A little more than a week ago, Academie Duello hosted its very first Jogo do Pau intensive course with Luis Preto (originally from Portugal, currently from Slovenia.) This course delivered 25 hours of content over 5 days with an optional Assistant Instructor Certification add-on which added approximately 5 more hours of class focused on coaching and training methodology.
For those who are not familiar with it, Jogo do Pau (JdP) is a traditional martial art from Portugal that mostly employs the five foot staff held in two hands. The staves are usually made from lotus wood, but other strong and flexible woods like yew are also used. The art appears to have developed out of earlier two-handed sword material, though whether there is an unbroken connection to its ancestor arts or the art developed from a revival movement is unclear.
Luis and I have been talking about the idea of delivering a JdP certification program for at least a year, so it was excellent to finally have this first course come together. I feel that JdP and Luis’ approach are an excellent transport for fundamental weapon sparring principles as well as teaching and training methodology. I was not let down.
Luis has a very well thought out and building style of delivery that I appreciate. Each day’s warm-ups were done weapon-in-hand and prepared students for the types of motor skills they would need for lessons that day. Luis would teach a new technique, establish a motor skill base, and then put that technique into a simple combative context. He would then teach a second technique and integrate the two together tactically so that students were practicing their ability to recall multiple actions while simultaneously building tactical decision-making skills.
A compelling aspect of JdP as a European weapon art is that it has had a period of about 50 years to be tested and mature within its modern context. Luis was able to guide us on a journey from the traditional multi-opponent martial art into its more modern sport-dueling form, and then through its most recent developments with one set of techniques and tactics supplanting another through refinement and innovation.

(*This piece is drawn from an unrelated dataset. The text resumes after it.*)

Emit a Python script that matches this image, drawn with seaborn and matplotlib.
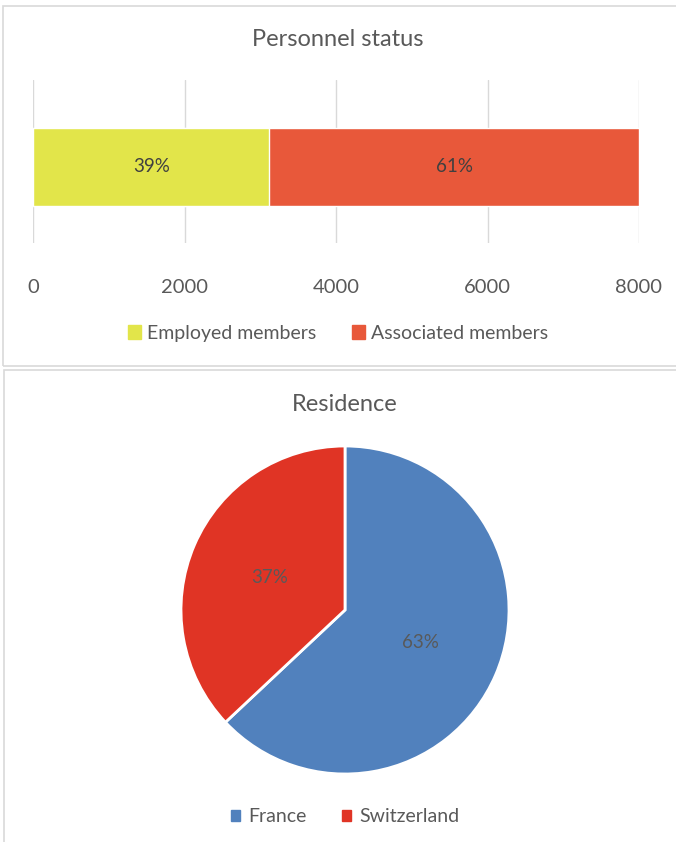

This left much food for thought regarding the modern development of European sword arts.
If you are a sword art practitioner is there worth in taking a future course from Luis in JdP? Absolutely. Sure, the nature of the weapon necessarily alters the techniques of interaction. Wood certainly rebounds and interacts differently than steel, and the absence of a crossbar removes all forms of collecting parry. But the strength of the system lies in three universal aspects that will help all martial arts practitioners:
1. Body Mechanics. The 5 foot staff is both a rotational striking and thrusting weapon, the two fundamental movements of many European weapons. Luis’ approach was superb for teaching universal principles of power generation along with fluid and fast movement.
2. Distance Management. Whether you’re fighting with sticks, knives, swords, or hand to hand, control of the space between you and your opponent is essential to combative success. Luis’ program does a beautiful job of building the motor skills, mechanics, and perception to control both defensive and offensive space. I have met few people who are able to control distance as well or move as fluidly as this man, and he can communicate that ability to others.
3. Tactically Grounded Pedagogy. Whether you take the additional coaching course or not, there is much to learn in Luis’ approach about how to structure a training session, build drills for maximum retention, and to understand how to take new mental programming from class into an applied setting.
If you’re interested in a thorough breakdown of what was covered in the intensive course from day to the next, I recommend looking at Roland Cooper’s blog at Terminal City Duelist.
Many of our students have responded to Luis’ teaching with enthusiasm, purchasing staffs to practice their JdP skills in his absence. His presence here was much appreciated.
As for myself, I wish to thank Luis personally for visiting Academie Duello, and I hope he comes back again soon.